Hello, I want to create a custom incremental datas...
# questions
a
Hello, I want to create a custom incremental dataset. So i made my custom class inherit from Incremental dataset. But when i want to call super.init() with kwargs, path var is not set any more (it is in the catalog) and filepath is set instead. I suspect that kedro core comportment is impacting args when loading datasets from catalog. Someone know how to fix it ?
n
Can you show your implementation and an example how to use it in code and the error message?
Kedro don't do anything special about datasets (as you can see all datasets has different args so it's impossible to know ahead) with one exception. https://github.com/kedro-org/kedro/issues/2942
👍 1
d
Hi Nok, thanks for your reply.

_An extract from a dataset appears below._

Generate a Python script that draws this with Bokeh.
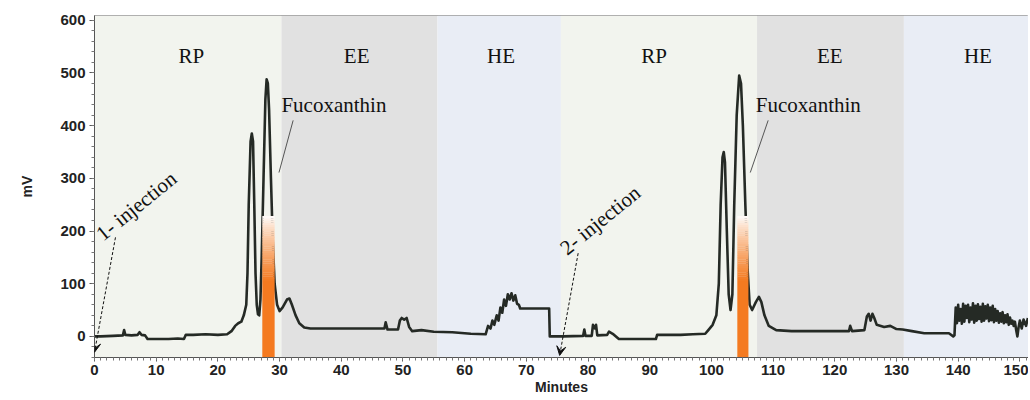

Here snippets of our code: catalog.yaml "Dataset_name": type: folder.extras.datasets.customWds.CustomWds path: gs://bucket/folder/ CustomWds.py class Fakedataset(AbstractDataset): def _load(self): pass def _save(self, data): pass def _describe(self): pass class CustomWds(IncrementalDataset): def __init__( self, *, dataset = Fakedataset, **kwargs: Any, ): # for k,v in kwargs.items(): # print(k, v) # kwargs["dataset"] = dataset # kwargs["path"] = kwargs["filepath"] # del kwargs["filepath"] super().__init__(**kwargs) When loading kedro context got this error:
Copy code
TypeError: IncrementalDataset.__init__() got an unexpected keyword argument 'filepath'
in customWds the commented part is a working solution but we don't get why
n
I see. There are two types of datasets in Kedro. One is a wrapper dataset (IncrementalDataset, ParittionedDataset), the other is implementation of specific one (CSVdataset etc).
Copy code
from kedro.io import IncrementalDataSet

# these credentials will be passed to:
# a) 'fsspec.filesystem()' call,
# b) the dataset initializer,
# c) the checkpoint initializer
credentials = {"key1": "secret1", "key2": "secret2"}

data_set = IncrementalDataSet(
    path="<s3://bucket-name/path/to/folder>",
    dataset="pandas.CSVDataSet",
    credentials=credentials
)
loaded = data_set.load()  # loads all available partitions
# assert isinstance(loaded, dict)

data_set.confirm()  # update checkpoint value to the last processed partition ID
reloaded = data_set.load()  # still loads all available partitions
If you look at the implementation, it takes
path
as an argument but not
filepath
d
Thanks, Nok, I see. The custom dataset I'm working on should receive a folder (path) instead of a file (filepath) from catalog. This is why I extended Incrementaldataset. But I don't want to associate an underlying dataset to every file returned by list_partitions method. Ideally the custom dataset should access parent methods ( list partitions and all the checkpoint logic) to implement a custom split of data. This is needed in order to deal with sharding and shuffling.